Objective - Everything from the first line of the data below through the line that contains "const progressPercent = 21;" should be written out exactly, please, and nothing more; the pictures stay out.

Data shown -
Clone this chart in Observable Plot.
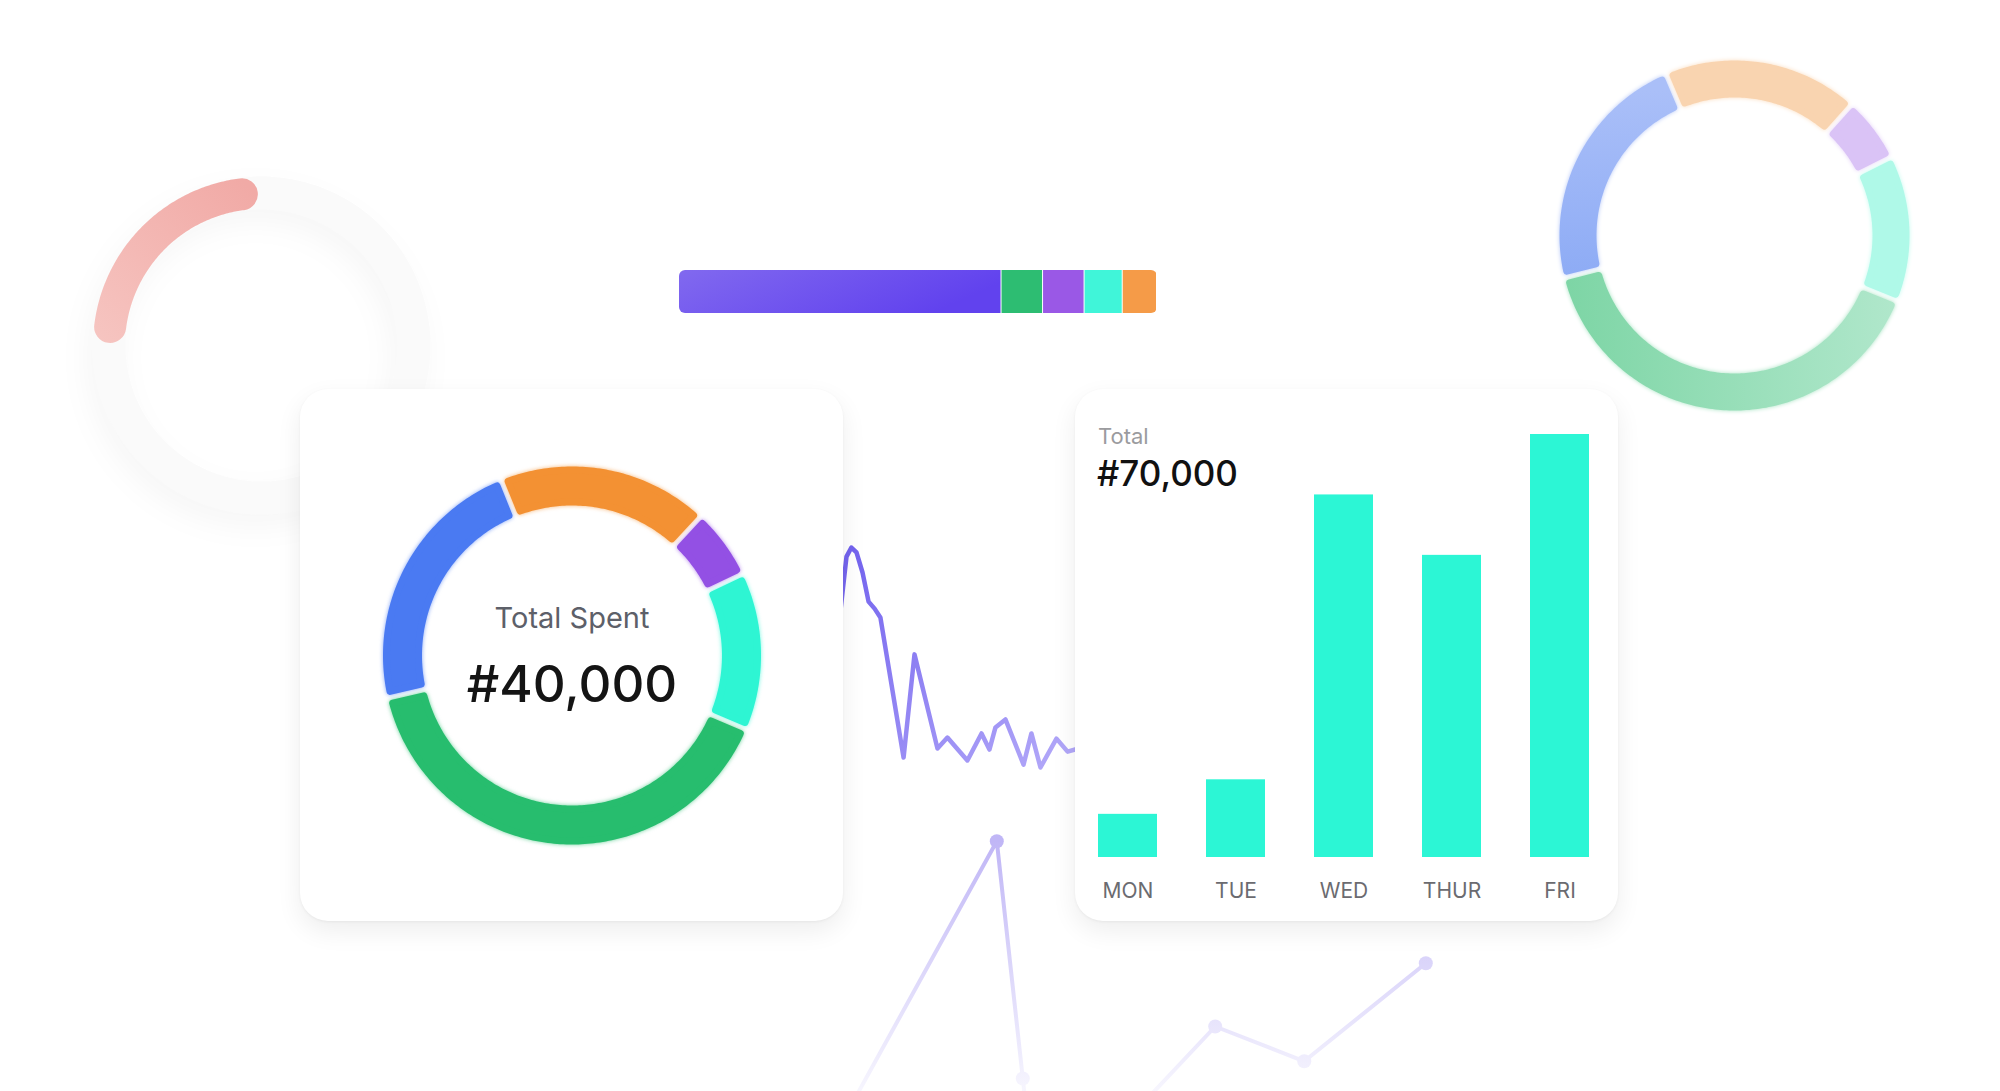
<!DOCTYPE html>
<html><head><meta charset="utf-8">
<script src="https://cdn.jsdelivr.net/npm/d3@7"></script>
<script src="https://cdn.jsdelivr.net/npm/@observablehq/plot@0.6"></script>
<style>
html,body{margin:0;padding:0;background:#fff;overflow:hidden;}
#stage{position:relative;width:2000px;height:1091px;overflow:hidden;background:#fff;font-family:Inter,"Noto Sans",sans-serif;}
.layer{position:absolute;}
.layer svg{display:block;}
.card{position:absolute;background:#fff;border-radius:28px;box-shadow:0 10px 26px rgba(0,0,0,0.07),0 1px 3px rgba(0,0,0,0.05);}
.card svg{position:absolute;left:0;top:0;}
.txt{position:absolute;white-space:nowrap;font-family:Inter,"Noto Sans",sans-serif;}
</style></head>
<body><div id="stage"></div>
<script>
// ---------- DATA ----------
const spendCategories = ["Transport", "Food", "Subscriptions", "Shopping", "Bills"];
const spendValues = [9000, 7200, 2400, 5400, 16000];
const spendColors = ["#4a7af2", "#f39133", "#9350e4", "#2ef5d3", "#27bd6e"];
const ghostColors = ["url(#ghostBlue)", "#f9d4b0", "#dac3f6", "#aff9e8", "url(#ghostGreen)"];
const spendTitle = "Total Spent";

const days = ["MON", "TUE", "WED", "THUR", "FRI"];
const dayValues = [2500, 4500, 21000, 17500, 24500];
const weekTitle = "Total";

const shareLabels = ["Main", "Savings", "Gifts", "Health", "Other"];
const shareValues = [66.8, 8.6, 8.6, 7.9, 7.1];
const shareColors = ["url(#shareGrad)", "#2dbd72", "#9a58e6", "#40f5d9", "#f59b48"];

const progressPercent = 21;

const waveT = [-1.3, 1.3, 3.4, 5.6, 8.2, 10.8, 13.4, 15.9, 25.9, 30.6, 40.5, 44.8, 53.4, 59.5, 62.9, 65.5, 69.8, 77.6, 81.0, 84.9, 91.8, 96.6, 101.3];
const waveV = [73.1, 93.8, 97.3, 95.4, 87.7, 76.5, 73.8, 70.4, 16.5, 56.2, 20.0, 24.2, 15.4, 25.8, 19.6, 28.1, 31.2, 13.8, 25.8, 12.7, 23.8, 18.8, 20.0];

const trendT = [3.1, 30.2, 34.2, 36.5, 63.8, 77.5, 96.2];
const trendV = [17.5, 97.3, 38.0, 3.8, 51.0, 42.3, 66.8];

// ---------- HELPERS ----------
const stage = document.getElementById("stage");
const fmt = d3.format(",");
const NS = "http://www.w3.org/2000/svg";
function addDefs(svg, html) {
  const defs = document.createElementNS(NS, "defs");
  defs.innerHTML = html;
  svg.insertBefore(defs, svg.firstChild);
}
function place(el, left, top, parent = stage) {
  const d = document.createElement("div");
  d.className = "layer";
  d.style.left = left + "px"; d.style.top = top + "px";
  d.appendChild(el);
  parent.appendChild(d);
  return d;
}
const rad = (deg) => deg * Math.PI / 180;

function ringRows(values, colors, rIn, rOut, gap, sw, startDeg) {
  const a0 = rad(startDeg);
  const arcs = d3.pie().sort(null).startAngle(a0).endAngle(a0 + 2 * Math.PI)(values);
  const rows = [];
  const ro = rOut - sw / 2, ri = rIn + sw / 2, off = gap / 2 + sw / 2;
  arcs.forEach((a, i) => {
    const oa0 = a.startAngle + off / ro, oa1 = a.endAngle - off / ro;
    const ia0 = a.startAngle + off / ri, ia1 = a.endAngle - off / ri;
    const n = Math.max(8, Math.ceil((a.endAngle - a.startAngle) * 60));
    for (let k = 0; k <= n; k++) { const t = oa0 + (oa1 - oa0) * k / n; rows.push({seg: i, x: ro * Math.sin(t), y: -ro * Math.cos(t), color: colors[i]}); }
    for (let k = n; k >= 0; k--) { const t = ia0 + (ia1 - ia0) * k / n; rows.push({seg: i, x: ri * Math.sin(t), y: -ri * Math.cos(t), color: colors[i]}); }
  });
  return rows;
}
function arcRows(r, fromDeg, spanDeg, n = 120) {
  return d3.range(n + 1).map(k => {
    const t = rad(fromDeg + spanDeg * k / n);
    return {x: r * Math.sin(t), y: -r * Math.cos(t)};
  });
}
const baseStyle = {background: "none", overflow: "visible", fontFamily: "Inter, 'Noto Sans', sans-serif"};

// ---------- LEFT FADED PROGRESS RING ----------
{
  const r = 152.5;
  const svg = Plot.plot({
    width: 400, height: 400, margin: 0,
    x: {domain: [-200, 200], axis: null},
    y: {domain: [-200, 200], range: [0, 400], axis: null},
    style: baseStyle,
    marks: [
      Plot.line(arcRows(r, 0, 360, 180), {x: "x", y: "y", stroke: "#fafafa", strokeWidth: 33, curve: "linear-closed"}),
      Plot.line(arcRows(r, -83, 360 * progressPercent / 100), {x: "x", y: "y", stroke: "url(#pinkGrad)", strokeWidth: 32, strokeLinecap: "round"})
    ]
  });
  addDefs(svg, `<linearGradient id="pinkGrad" gradientUnits="userSpaceOnUse" x1="190" y1="45" x2="45" y2="200">
    <stop offset="0" stop-color="#f1aaa6"/><stop offset="1" stop-color="#f6c4c0"/></linearGradient>`);
  const paths = svg.querySelectorAll("path");
  if (paths[0]) paths[0].style.filter = "drop-shadow(-6px 12px 14px rgba(0,0,0,0.035))";
  place(svg, 61, 145);
}

// ---------- RIGHT FADED DONUT ----------
{
  const svg = Plot.plot({
    width: 400, height: 400, margin: 0,
    x: {domain: [-200, 200], axis: null},
    y: {domain: [-200, 200], range: [0, 400], axis: null},
    color: {type: "identity"},
    style: baseStyle,
    marks: [
      Plot.line(ringRows(spendValues, ghostColors, 138, 175, 5, 7, -104),
        {x: "x", y: "y", z: "seg", fill: "color", stroke: "color", strokeWidth: 7, curve: "linear-closed", strokeLinejoin: "round"})
    ]
  });
  addDefs(svg, `<linearGradient id="ghostBlue" gradientUnits="userSpaceOnUse" x1="0" y1="55" x2="0" y2="245">
     <stop offset="0" stop-color="#aabff8"/><stop offset="1" stop-color="#8dabf5"/></linearGradient>
    <linearGradient id="ghostGreen" gradientUnits="userSpaceOnUse" x1="30" y1="0" x2="360" y2="0">
     <stop offset="0" stop-color="#7dd5a5"/><stop offset="1" stop-color="#b0e7cb"/></linearGradient>`);
  const glow = ["#b6c8f8", "#fbdcbd", "#e3d0f8", "#c3fbef", "#a6e3c2"];
  svg.querySelectorAll("path").forEach((p, i) => { p.style.filter = `drop-shadow(0 0 2px ${glow[i % 5]})`; });
  place(svg, 1534, 35);
}

// ---------- STACKED SHARE BAR ----------
{
  const rows = shareLabels.map((k, i) => ({key: k, value: shareValues[i], color: shareColors[i]}));
  const svg = Plot.plot({
    width: 478, height: 43, margin: 0,
    x: {domain: [0, d3.sum(shareValues)], axis: null},
    color: {type: "identity"},
    style: baseStyle,
    marks: [Plot.barX(rows, {x: "value", fill: "color", insetRight: 1})]
  });
  addDefs(svg, `<linearGradient id="shareGrad" x1="0" y1="0" x2="1" y2="0.3">
    <stop offset="0" stop-color="#8169ef"/><stop offset="1" stop-color="#6142ee"/></linearGradient>`);
  svg.style.clipPath = "inset(0px round 6px)";
  svg.style.overflow = "hidden";
  place(svg, 679, 270);
}

// ---------- WAVE LINE (between cards) ----------
{
  const rows = waveT.map((t, i) => ({t, v: waveV[i]}));
  const svg = Plot.plot({
    width: 280, height: 320, margin: 0,
    x: {domain: [0, 100], range: [23, 255], axis: null},
    y: {domain: [0, 100], range: [300, 40], axis: null},
    style: baseStyle,
    marks: [Plot.line(rows, {x: "t", y: "v", stroke: "url(#waveGrad)", strokeWidth: 4.5, strokeLinejoin: "round"})]
  });
  addDefs(svg, `<linearGradient id="waveGrad" gradientUnits="userSpaceOnUse" x1="25" y1="45" x2="255" y2="270">
    <stop offset="0" stop-color="#7262ee"/><stop offset="1" stop-color="#b5abf9"/></linearGradient>`);
  place(svg, 820, 500);
}

// ---------- FAINT TREND LINE (bottom) ----------
{
  const rows = trendT.map((t, i) => ({t, v: trendV[i]}));
  const svg = Plot.plot({
    width: 660, height: 450, margin: 0,
    x: {domain: [0, 100], range: [0, 650], axis: null},
    y: {domain: [0, 100], range: [430, 30], axis: null},
    style: baseStyle,
    marks: [
      Plot.line(rows, {x: "t", y: "v", stroke: "url(#trendGrad)", strokeWidth: 4}),
      Plot.dot(rows, {x: "t", y: "v", r: 7, fill: "url(#trendGrad)", stroke: "none"})
    ]
  });
  addDefs(svg, `<linearGradient id="trendGrad" gradientUnits="userSpaceOnUse" x1="0" y1="40" x2="0" y2="292">
    <stop offset="0" stop-color="#c0b6f6"/><stop offset="1" stop-color="#f7f6fe"/></linearGradient>`);
  place(svg, 800, 800);
}

// ---------- LEFT CARD: DONUT ----------
{
  const card = document.createElement("div");
  card.className = "card";
  Object.assign(card.style, {left: "300px", top: "389px", width: "543px", height: "532px"});
  stage.appendChild(card);
  const total = "#" + fmt(d3.sum(spendValues));
  const svg = Plot.plot({
    width: 543, height: 532, margin: 0,
    x: {domain: [-271.5, 271.5], axis: null},
    y: {domain: [-266, 266], range: [0, 532], axis: null},
    color: {type: "identity"},
    style: baseStyle,
    marks: [
      Plot.line(ringRows(spendValues, spendColors, 150, 189, 5, 7, -103),
        {x: "x", y: "y", z: "seg", fill: "color", stroke: "color", strokeWidth: 7, curve: "linear-closed", strokeLinejoin: "round"}),
      Plot.text([spendTitle], {x: () => 0, y: () => -36.3, text: d => d, fontSize: 29, fill: "#5d6069", fontFamily: "Inter"}),
      Plot.text([total], {x: () => 0, y: () => 29.8, text: d => d, fontSize: 51, fontWeight: 500, fill: "#141414", fontFamily: "Inter"})
    ]
  });
  svg.querySelectorAll("path").forEach(p => {
    const f = p.getAttribute("fill");
    if (f && f.startsWith("#")) p.style.filter = `drop-shadow(0 0 2px ${f}aa)`;
  });
  card.appendChild(svg);
}

// ---------- RIGHT CARD: WEEKLY BARS ----------
{
  const card = document.createElement("div");
  card.className = "card";
  Object.assign(card.style, {left: "1075px", top: "389px", width: "543px", height: "532px"});
  stage.appendChild(card);
  const rows = days.map((d, i) => ({day: d, value: dayValues[i]}));
  const svg = Plot.plot({
    width: 543, height: 532,
    marginLeft: 23, marginRight: 29, marginTop: 45, marginBottom: 64,
    x: {domain: days, paddingInner: 0.454, paddingOuter: 0, tickSize: 0, tickPadding: 26, label: null},
    y: {domain: [0, d3.max(dayValues)], axis: null},
    style: {...baseStyle, fontSize: "21px", color: "#6b6b70"},
    marks: [Plot.barY(rows, {x: "day", y: "value", fill: "#2cf6d5"})]
  });
  card.appendChild(svg);
  const t1 = document.createElement("div");
  t1.className = "txt"; t1.textContent = weekTitle;
  Object.assign(t1.style, {left: "23px", top: "36px", fontSize: "22px", lineHeight: "22px", color: "#9b9b9e"});
  const t2 = document.createElement("div");
  t2.className = "txt"; t2.textContent = "#" + fmt(d3.sum(dayValues));
  Object.assign(t2.style, {left: "22px", top: "67px", fontSize: "35px", lineHeight: "35px", fontWeight: "500", color: "#111"});
  card.appendChild(t1); card.appendChild(t2);
}
</script>
</body></html>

Response below -
Clone this chart in Observable Plot.
<!DOCTYPE html>
<html><head><meta charset="utf-8">
<script src="https://cdn.jsdelivr.net/npm/d3@7"></script>
<script src="https://cdn.jsdelivr.net/npm/@observablehq/plot@0.6"></script>
<style>
html,body{margin:0;padding:0;background:#fff;overflow:hidden;}
#stage{position:relative;width:2000px;height:1091px;overflow:hidden;background:#fff;font-family:Inter,"Noto Sans",sans-serif;}
.layer{position:absolute;}
.layer svg{display:block;}
.card{position:absolute;background:#fff;border-radius:28px;box-shadow:0 10px 26px rgba(0,0,0,0.07),0 1px 3px rgba(0,0,0,0.05);}
.card svg{position:absolute;left:0;top:0;}
.txt{position:absolute;white-space:nowrap;font-family:Inter,"Noto Sans",sans-serif;}
</style></head>
<body><div id="stage"></div>
<script>
// ---------- DATA ----------
const spendCategories = ["Transport", "Food", "Subscriptions", "Shopping", "Bills"];
const spendValues = [9000, 7200, 2400, 5400, 16000];
const spendColors = ["#4a7af2", "#f39133", "#9350e4", "#2ef5d3", "#27bd6e"];
const ghostColors = ["url(#ghostBlue)", "#f9d4b0", "#dac3f6", "#aff9e8", "url(#ghostGreen)"];
const spendTitle = "Total Spent";

const days = ["MON", "TUE", "WED", "THUR", "FRI"];
const dayValues = [2500, 4500, 21000, 17500, 24500];
const weekTitle = "Total";

const shareLabels = ["Main", "Savings", "Gifts", "Health", "Other"];
const shareValues = [66.8, 8.6, 8.6, 7.9, 7.1];
const shareColors = ["url(#shareGrad)", "#2dbd72", "#9a58e6", "#40f5d9", "#f59b48"];

const progressPercent = 21;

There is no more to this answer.